O dia 18 de maio foi instituído oficialmente como o Dia Nacional de Enfrentamento ao Abuso e à Exploração Sexual de Crianças e Adolescentes. Essa é uma data muito importante, pois vários órgãos se unem e se mobilizam para chamar a atenção para esse problema e para promover a reflexão em toda a sociedade sobre as formas de combatê-lo. 

A escolha do dia 18 de maio não se deu por acaso. Essa data marcou a morte da menina Araceli Cabrera Sánchez Crespo, em 1973, na cidade de Vitória-ES. A criança foi sequestrada, violentada sexualmente e assassinada quando tinha apenas 8 anos de idade. Os suspeitos, pessoas influentes da sociedade naquela época, foram absolvidos e ninguém pagou por esse crime, de forma que não houve justiça para o ocorrido. Apesar de impactante, o “caso Araceli” é apenas um dentre os inúmeros episódios de vitimização de crianças e adolescentes em nosso país, de forma que ele se tornou emblemático para lembrar os outros que o sucederam.

As estatísticas atuais nos mostram que não se trata de uma problemática do passado ou de uma questão menos relevante com o passar do tempo. Muito pelo contrário. Os dados oficiais indicam que o número de crianças e adolescentes vítimas de violência sexual no Brasil continuam extremanente elevados. Além disso, a pandemia aponta para um cenário que tornou o quadro mais complicado, ainda que não se tenha o exato dimensionamento do impacto dos abusos no país em função do isolamento e da crise social. 

Segundo os dados mais recentes do Anuário Brasileiro da Segurança Pública, no primeiro semestre de 2020, durante o início da pandemia do novo coronavirus, caíram os registros em delegacia de casos envolvendo violência doméstica e violência contra as mulheres. Por outro lado, houve um aumento no número de feminicídios e homicídios dolosos contra mulheres, se comparado com o mesmo período do ano anterior. Essa diferença nos dados sinaliza que, muito provavelmente, houve uma diminuição no número de denúncias oficiais de casos envolvendo violência doméstica, mas que isso não reflete uma diminuição da violência. 

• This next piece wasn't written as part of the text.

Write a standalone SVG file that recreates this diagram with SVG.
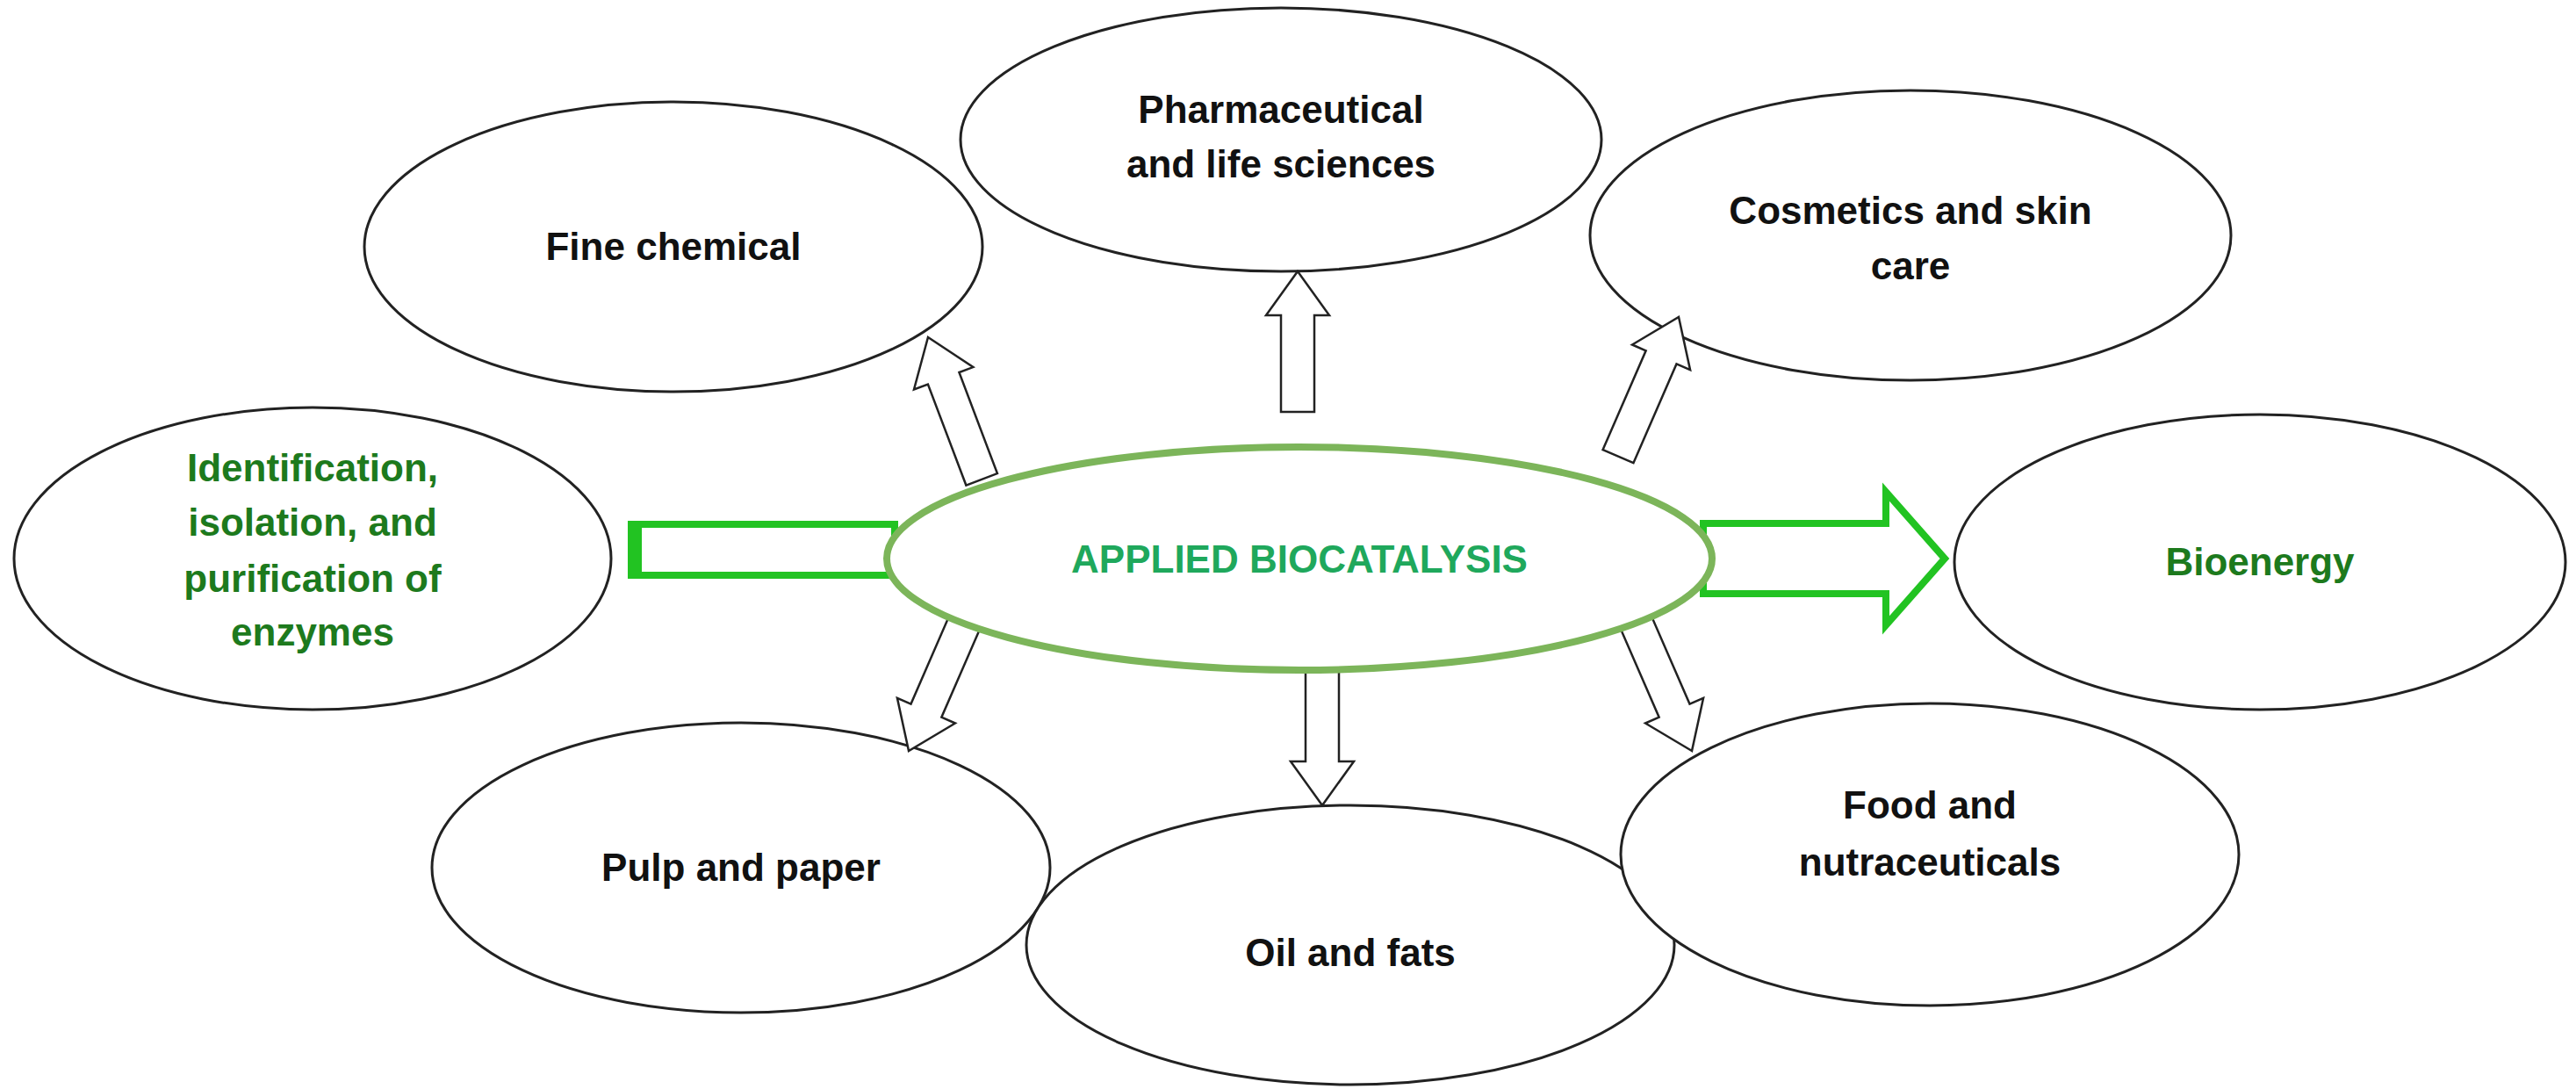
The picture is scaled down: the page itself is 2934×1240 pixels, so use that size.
<svg xmlns="http://www.w3.org/2000/svg" width="2934" height="1240" viewBox="0 0 2934 1240">
<style>
.n{fill:#fff;stroke:#222;stroke-width:3}
.t{font-family:"Liberation Sans",Arial,sans-serif;font-weight:bold;font-size:44px;fill:#111;text-anchor:middle}
.g{fill:#1d7a1d}
.ha{fill:#fff;stroke:#222;stroke-width:2.5}
</style>
<defs>
<path id="ha" d="M0,0 L36,50 L19,50 L19,160 L-19,160 L-19,50 L-36,50 Z"/>
<path id="hb" d="M0,0 L36,50 L19,50 L19,173 L-19,173 L-19,50 L-36,50 Z"/>
</defs>
<g id="fine"><ellipse class="n" cx="767" cy="281" rx="352" ry="165"/><text class="t" x="767" y="296">Fine chemical</text></g>
<g id="pharma"><ellipse class="n" cx="1459" cy="159" rx="365" ry="150"/><text class="t" x="1459" y="140">Pharmaceutical</text><text class="t" x="1459" y="202">and life sciences</text></g>
<g id="cosmetics"><ellipse class="n" cx="2176" cy="268" rx="365" ry="165"/><text class="t" x="2176" y="255">Cosmetics and skin</text><text class="t" x="2176" y="318">care</text></g>
<g id="ident"><ellipse class="n" cx="356" cy="636" rx="340" ry="172"/>
<text class="t g" x="356" y="548">Identification,</text><text class="t g" x="356" y="610">isolation, and</text><text class="t g" x="356" y="674">purification  of</text><text class="t g" x="356" y="735">enzymes</text></g>
<g id="bioenergy"><ellipse class="n" cx="2574" cy="640" rx="348" ry="168"/><text class="t g" x="2574" y="655">Bioenergy</text></g>
<g id="pulp"><ellipse class="n" cx="844" cy="988" rx="352" ry="165"/><text class="t" x="844" y="1003">Pulp and paper</text></g>
<g id="oil"><ellipse class="n" cx="1538" cy="1076" rx="369" ry="159"/><text class="t" x="1538" y="1100">Oil and fats</text></g>
<g id="food"><ellipse class="n" cx="2198" cy="973" rx="352" ry="172"/><text class="t" x="2198" y="932">Food and</text><text class="t" x="2198" y="997">nutraceuticals</text></g>
<g id="connectors">
<use href="#hb" class="ha" transform="translate(1057,384) rotate(-20.7)"/>
<use href="#ha" class="ha" transform="translate(1478,309)"/>
<use href="#hb" class="ha" transform="translate(1912,361) rotate(23.5)"/>
<use href="#hb" class="ha" transform="translate(1035,855) rotate(-156.5)"/>
<use href="#ha" class="ha" transform="translate(1506,917) rotate(180)"/>
<use href="#hb" class="ha" transform="translate(1927,855) rotate(156.5)"/>
<rect x="719" y="597" width="300" height="58" fill="#fff" stroke="#22c322" stroke-width="8"/>
<rect x="715" y="593" width="16" height="66" fill="#22c322"/>
<path d="M1940,596 L2148,596 L2148,560 L2215,636 L2148,712 L2148,676 L1940,676 Z" fill="#fff" stroke="#22c322" stroke-width="8"/>
</g>
<g id="center"><ellipse cx="1480" cy="636" rx="470" ry="127" fill="#fff" stroke="#7cb55a" stroke-width="8"/>
<text x="1480" y="652" font-family="Liberation Sans,Arial,sans-serif" font-weight="bold" font-size="44" fill="#1fa85c" text-anchor="middle">APPLIED BIOCATALYSIS</text></g>
</svg>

Conforme o texto do Anuário Brasileiro, pode ter havido um aumento na subnotificação de alguns tipos de crimes, tendo em vista que o distanciamento social impõe dificuldades para que vítimas de violência doméstica denunciem esse problema. Sendo assim, observou-se queda nos registros dos crimes que dependem, principalmente, da presença física da vítima nas delegacias, em especial os casos de estupro, que demandam também exame pericial.

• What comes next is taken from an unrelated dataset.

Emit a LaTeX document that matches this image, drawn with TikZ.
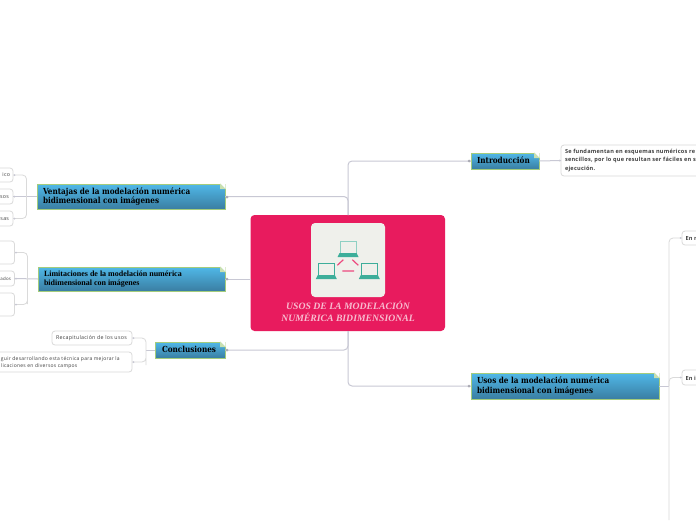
\documentclass[tikz,border=0pt]{standalone}
\usepackage{fontspec}
\setmainfont{Liberation Serif}
\newfontfamily\slabfont[FakeStretch=0.87]{DejaVu Serif}
\newfontfamily\leaffont[LetterSpace=5]{Open Sans}
\newfontfamily\leafboldfont[LetterSpace=4]{Open Sans}
\usetikzlibrary{positioning, calc, shadows}

\definecolor{pinkmain}{HTML}{E81B5E}
\definecolor{iconbg}{HTML}{EFF0EB}
\definecolor{teal1}{HTML}{3DAE9A}
\definecolor{teal2}{HTML}{8FD0C3}
\definecolor{linkgray}{HTML}{C8C8D4}
\definecolor{boxgray}{HTML}{DADADA}
\definecolor{topblue}{HTML}{50B8E8}
\definecolor{lowblue}{HTML}{3A7EA2}
\definecolor{edgegreen}{HTML}{A4CC7C}

\begin{document}
\begin{tikzpicture}[
    x=1pt, y=-1pt,
    every node/.style={inner sep=0pt, outer sep=0pt},
    topic/.style={draw=edgegreen, line width=1pt, top color=topblue, bottom color=lowblue,
        drop shadow={shadow xshift=0.5pt, shadow yshift=-1pt, opacity=0.18}, anchor=north west},
    topictext/.style={anchor=west, align=left, text=black, font=\slabfont\bfseries\fontsize{8.35}{9.6}\selectfont},
    leaf/.style={draw=boxgray, fill=white, rounded corners=3pt, line width=0.8pt, anchor=north west},
    leaftext/.style={anchor=west, align=left, text=black!75, font=\leaffont\fontsize{5.3}{7.4}\selectfont},
    boldtext/.style={leaftext, font=\leafboldfont\bfseries\fontsize{5.6}{8.3}\selectfont},
    link/.style={draw=linkgray, line width=1pt, rounded corners=4pt},
    wire/.style={draw=boxgray, line width=0.8pt, rounded corners=4pt},
    tip/.style={circle, fill=linkgray!85!black, minimum size=3pt},
    smalltip/.style={circle, fill=linkgray, minimum size=2pt},
]
\useasboundingbox (0,0) rectangle (696,520);
\clip (0,0) rectangle (696,520);
\fill[white] (0,0) rectangle (696,520);

% central topic
\node[fill=pinkmain, rounded corners=4pt, minimum width=194.5pt, minimum height=116pt, anchor=north west] (root) at (250.5,215) {};
\node[fill=iconbg, rounded corners=4pt, minimum width=74pt, minimum height=74pt, anchor=north west] (icon) at (311,223) {};
\node[align=center, text=white!70!pinkmain, font=\itshape\bfseries\fontsize{9.7}{12.2}\selectfont] (roottext) at (348,311) {USOS DE LA MODELACIÓN\\NUMÉRICA BIDIMENSIONAL};

% main topics
\node[topic, minimum width=188pt, minimum height=25pt] (ventajas) at (37,184) {};
\node[topic, minimum width=187pt, minimum height=24pt] (limites) at (38,267) {};
\node[topic, minimum width=70pt, minimum height=16pt] (conclu) at (155,342) {};
\node[topic, minimum width=68pt, minimum height=16pt] (intro) at (471,153) {};
\node[topic, minimum width=188pt, minimum height=26pt] (usos) at (471,373) {};

\node[topictext] (ventajastext) at (43,196.5) {Ventajas de la modelación numérica\\bidimensional con imágenes};
\node[topictext, font=\bfseries\fontsize{8}{9.6}\selectfont] (limitestext) at (44,279) {Limitaciones de la modelación numérica\\bidimensional con imágenes};
\node[topictext] (conclutext) at (162,349.5) {Conclusiones};
\node[topictext] (introtext) at (477,160.5) {Introducción};
\node[topictext] (usostext) at (477,386) {Usos de la modelación numérica\\bidimensional con imágenes};

% folded corners
\foreach \px/\py in {225/184, 225/267, 225/342, 539/153, 659/373} {
    \fill[white] (\px-5,\py-0.6) -- (\px+0.6,\py-0.6) -- (\px+0.6,\py+5) -- cycle;
    \fill[edgegreen!60!white] (\px-5,\py-0.6) -- (\px+0.6,\py+5) -- (\px-5,\py+5) -- cycle;
}

% leaves
\node[leaf, minimum width=33pt, minimum height=14pt] (ven1) at (-20,168) {};
\node[leaf, minimum width=33pt, minimum height=15pt] (ven2) at (-20,189) {};
\node[leaf, minimum width=33pt, minimum height=15pt] (ven3) at (-20,211) {};
\node[leaf, minimum width=34.5pt, minimum height=23pt] (lim1) at (-20,241) {};
\node[leaf, minimum width=34.5pt, minimum height=15pt] (lim2) at (-20,271) {};
\node[leaf, minimum width=34.5pt, minimum height=23pt] (lim3) at (-20,293) {};
\node[leaf, minimum width=80pt, minimum height=14pt] (con1) at (52,331) {};
\node[leaf, minimum width=152pt, minimum height=20pt] (con2) at (-20,352) {};
\node[leaf, minimum width=160pt, minimum height=31pt] (int1) at (561,145) {};
\node[leaf, minimum width=40pt, minimum height=14pt] (uso1) at (682,231) {};
\node[leaf, minimum width=40pt, minimum height=15pt] (uso2) at (682,370) {};

\node[leaftext, anchor=east] (ven1text) at (10,175) {ico};
\node[leaftext, anchor=east] (ven2text) at (9,197) {sos};
\node[leaftext, anchor=east] (ven3text) at (9,219) {sas};
\node[leaftext, font=\leaffont\fontsize{4.4}{6}\selectfont] (lim2text) at (0.5,279) {ados};
\node[leaftext] (con1text) at (56,338) {Recapitulación de los usos};
\node[leaftext, font=\leaffont\fontsize{5}{7}\selectfont] (con2text) at (1,362.5) {guir desarrollando esta técnica para mejorar la\\licaciones en diversos campos};
\node[boldtext] (int1text) at (565,160.5) {Se fundamentan en esquemas numéricos re\\sencillos, por lo que resultan ser fáciles en s\\ejecución.};
\node[boldtext] (uso1text) at (685.5,238) {En n};
\node[boldtext] (uso2text) at (685.5,378) {En i};

% main links
\draw[link] (ventajas.east) -| (348,215);
\draw[link] (limites.east) -- (root.west |- limites.east);
\draw[link] (conclu.east) -| (348,331);
\draw[link] (intro.west) -| (348,215);
\draw[link] (usos.west) -| (348,331);
\draw[link] (intro.east) -- (int1.west);
\draw[link] (usos.east) -- (669,386);
\draw[link] (ventajas.west) -- (ven2.east);
\draw[link] (limites.west) -- (lim2.east);
\draw[link] (conclu.west) -- (146,350);

% leaf wires
\draw[wire] (ven1.east) -| (26.5,211) |- (ven3.east);
\draw[wire] (lim1.east) -| (27.5,300) |- (lim3.east);
\draw[wire] (con1.east) -| (146,361) |- (con2.east);
\draw[wire] (uso1.west) -| (669,520);
\draw[wire] (uso2.west) -| (669,386);

% tips
\node[tip] (t1) at (227,197) {};
\node[tip] (t2) at (227,279) {};
\node[tip] (t3) at (227,350) {};
\node[tip] (t4) at (469,161) {};
\node[tip] (t5) at (469,386) {};
\foreach \leafname in {ven1, ven2, ven3, lim1, lim2, lim3, con1, con2}
    \node[smalltip] at ($(\leafname.east)+(1.5,0)$) {};
\foreach \leafname in {int1, uso1, uso2}
    \node[smalltip] at ($(\leafname.west)+(-1.5,0)$) {};

% icon laptops
\foreach \lx/\ly/\lc in {348/248/teal2, 326.3/270/teal1, 369.3/270/teal1} {
    \draw[\lc, line width=1pt] (\lx-8,\ly-6.5) rectangle (\lx+8,\ly+5);
    \fill[teal1] (\lx-8.5,\ly+5) -- (\lx+8.5,\ly+5) -- (\lx+10.5,\ly+9) -- (\lx-10.5,\ly+9) -- cycle;
}
\draw[pinkmain!80!white, line width=1.2pt] (337.3,265.3) -- (343.3,259.7)  (352.3,259.7) -- (358.3,265.3)  (342.3,271) -- (354,271);
\end{tikzpicture}
\end{document}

Especificamente sobre os números relacionados à violência sexual contra crianças e adolescentes no Brasil, os dados completos mais recentes constam de 2019. Sabemos que esse tipo de crime é extremamente subnotificado, em razão das diversas complexidades que o envolvem (na maioria das vezes acontece dentro do contexto familiar; vítimas de pouca idade; comumente sem indícios físicos, etc.). Ainda assim, as estatísticas nacionais são assustadoras: em 2019 foram registrados 66.348 vítimas de estupro e estupro de vulnerável, o que corresponde a 1 estupro a cada 8 minutos em nosso país. Desse número, 58,8% das vítimas tinham no máximo 13 anos, o que corresponde a 39.012 casos registrados. Do total de vítimas, 85,7% eram do sexo feminino, o que confirma que a violência sexual continua se dando principalmente contra crianças e adolescentes do sexo feminino. 

Diante desse quadro, o cenário da pandemia parece impor um desafio ainda maior no enfrentamento da violência sexual contra crianças e adolescentes e todas as ações de conscientização sobre essas questões são mais pertinentes do que nunca.

O mês de maio é, portanto, um momento de mobilização, de unir esforços, o que não nos exime de continuarmos a nossa luta em todos os demais dias do ano. A violência sexual é um tipo de crime bárbaro, impactante, e de difícil enfrentamento. Por isso, todos: pais, professores, profissionais de saúde, profissionais da assistência social, profissionais do direito, gestores públicos, profissionais da rede de proteção e a sociedade de modo geral, estão convidados a se unirem a nós nessa causa.